Extract only the first line of the listing and every line after it up to and including the one with "label='2D Ideal Contour with". Omit the pictures.

**MATERIAL:**
— Start —
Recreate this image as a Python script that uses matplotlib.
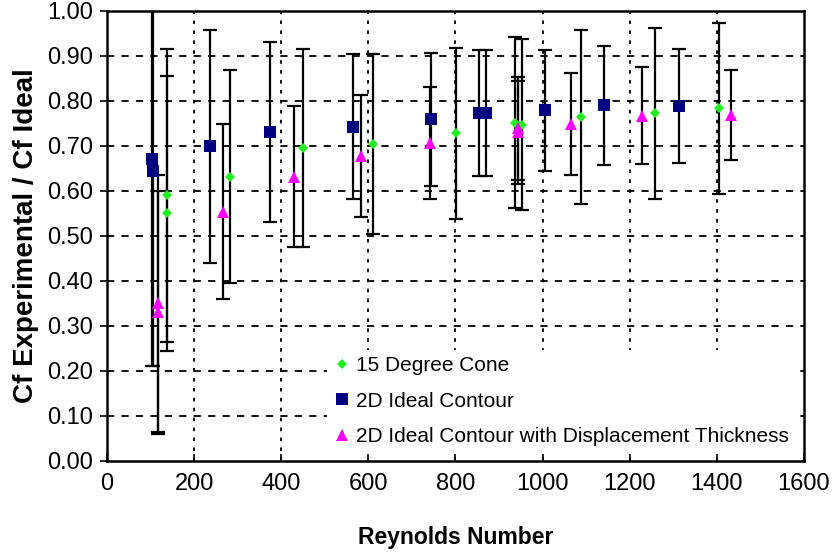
import matplotlib.pyplot as plt

plt.rcParams['font.family'] = ['Liberation Sans', 'DejaVu Sans']

# 15 degree cone
cone_re = [137, 137, 282, 449, 611, 801, 937, 952, 1088, 1258, 1405]
cone_cf = [0.590, 0.550, 0.632, 0.695, 0.704, 0.728, 0.752, 0.747, 0.764, 0.773, 0.784]
cone_err = [0.326, 0.305, 0.237, 0.220, 0.200, 0.190, 0.190, 0.190, 0.193, 0.190, 0.190]

# 2D ideal contour
ideal_re = [102, 105, 236, 374, 565, 743, 855, 870, 1006, 1141, 1314]
ideal_cf = [0.670, 0.645, 0.699, 0.730, 0.743, 0.759, 0.773, 0.773, 0.779, 0.790, 0.789]
ideal_err = [0.460, 0.435, 0.258, 0.200, 0.161, 0.148, 0.140, 0.140, 0.135, 0.133, 0.126]

# 2D ideal contour with displacement thickness
disp_re = [116, 116, 267, 429, 582, 742, 943, 943, 1065, 1228, 1433]
disp_cf = [0.350, 0.330, 0.554, 0.632, 0.678, 0.706, 0.739, 0.730, 0.749, 0.767, 0.769]
disp_err = [0.285, 0.270, 0.195, 0.157, 0.136, 0.124, 0.115, 0.115, 0.113, 0.108, 0.100]

fig = plt.figure(figsize=(8.32, 5.52), dpi=100)
ax = fig.add_axes([0.1288, 0.1649, 0.8372, 0.8152])

bar_kw = dict(fmt='none', ecolor='black', elinewidth=1.6, capsize=5, capthick=1.6, zorder=3)
ax.errorbar(ideal_re, ideal_cf, yerr=ideal_err, **bar_kw)
ax.errorbar(disp_re, disp_cf, yerr=disp_err, **bar_kw)
ax.errorbar(cone_re, cone_cf, yerr=cone_err, **bar_kw)

ax.plot(cone_re, cone_cf, 'D', color='#22ee22', markersize=5, markeredgewidth=0,
        label='15 Degree Cone', zorder=4)
ax.plot(ideal_re, ideal_cf, 's', color='#000080', markersize=9, markeredgewidth=0,
        label='2D Ideal Contour', zorder=4)
ax.plot(disp_re, disp_cf, '^', color='#ff00ff', markersize=8, markeredgewidth=0,
        label='2D Ideal Contour with Displacement Thickness', zorder=4)

ax.set_xlim(0, 1600)
ax.set_ylim(0, 1.0)
ax.set_xticks(range(0, 1601, 200))
ax.set_yticks([i / 10 for i in range(11)])
ax.set_yticklabels([f'{i / 10:.2f}' for i in range(11)])

# dashed horizontal and dotted vertical grid
for yv in [i / 10 for i in range(1, 10)]:
    ax.axhline(yv, color='black', linewidth=1.3, dashes=(4, 4), zorder=1)
for xv in range(200, 1600, 200):
    ax.axvline(xv, color='black', linewidth=1.3, dashes=(2, 3.5), zorder=1)

for side in ['top', 'right', 'bottom', 'left']:
    ax.spines[side].set_linewidth(1.8)

ax.tick_params(axis='y', direction='out', length=5, width=1.2, labelsize=17, pad=5)
ax.tick_params(axis='x', direction='in', length=5, width=1.2, labelsize=17, pad=9)

ax.set_xlabel('Reynolds Number', fontsize=16.5, fontweight='bold', labelpad=22)
ax.set_ylabel('Cf Experimental / Cf Ideal', fontsize=20, fontweight='bold', labelpad=6)

leg = ax.legend(loc='upper left', bbox_to_anchor=(0.316, 0.247), borderaxespad=0,
                frameon=True, fancybox=False, framealpha=1, facecolor='white',
                edgecolor='none', fontsize=15, handlelength=0.8, handletextpad=0.3,
                labelspacing=0.8, borderpad=0.3, numpoints=1)
leg.set_zorder(5)

fig.savefig('out.png', dpi=100)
— End —
**FINISHED TASK:**
Recreate this image as a Python script that uses matplotlib.
import matplotlib.pyplot as plt

plt.rcParams['font.family'] = ['Liberation Sans', 'DejaVu Sans']

# 15 degree cone
cone_re = [137, 137, 282, 449, 611, 801, 937, 952, 1088, 1258, 1405]
cone_cf = [0.590, 0.550, 0.632, 0.695, 0.704, 0.728, 0.752, 0.747, 0.764, 0.773, 0.784]
cone_err = [0.326, 0.305, 0.237, 0.220, 0.200, 0.190, 0.190, 0.190, 0.193, 0.190, 0.190]

# 2D ideal contour
ideal_re = [102, 105, 236, 374, 565, 743, 855, 870, 1006, 1141, 1314]
ideal_cf = [0.670, 0.645, 0.699, 0.730, 0.743, 0.759, 0.773, 0.773, 0.779, 0.790, 0.789]
ideal_err = [0.460, 0.435, 0.258, 0.200, 0.161, 0.148, 0.140, 0.140, 0.135, 0.133, 0.126]

# 2D ideal contour with displacement thickness
disp_re = [116, 116, 267, 429, 582, 742, 943, 943, 1065, 1228, 1433]
disp_cf = [0.350, 0.330, 0.554, 0.632, 0.678, 0.706, 0.739, 0.730, 0.749, 0.767, 0.769]
disp_err = [0.285, 0.270, 0.195, 0.157, 0.136, 0.124, 0.115, 0.115, 0.113, 0.108, 0.100]

fig = plt.figure(figsize=(8.32, 5.52), dpi=100)
ax = fig.add_axes([0.1288, 0.1649, 0.8372, 0.8152])

bar_kw = dict(fmt='none', ecolor='black', elinewidth=1.6, capsize=5, capthick=1.6, zorder=3)
ax.errorbar(ideal_re, ideal_cf, yerr=ideal_err, **bar_kw)
ax.errorbar(disp_re, disp_cf, yerr=disp_err, **bar_kw)
ax.errorbar(cone_re, cone_cf, yerr=cone_err, **bar_kw)

ax.plot(cone_re, cone_cf, 'D', color='#22ee22', markersize=5, markeredgewidth=0,
        label='15 Degree Cone', zorder=4)
ax.plot(ideal_re, ideal_cf, 's', color='#000080', markersize=9, markeredgewidth=0,
        label='2D Ideal Contour', zorder=4)
ax.plot(disp_re, disp_cf, '^', color='#ff00ff', markersize=8, markeredgewidth=0,
        label='2D Ideal Contour with Displacement Thickness', zorder=4)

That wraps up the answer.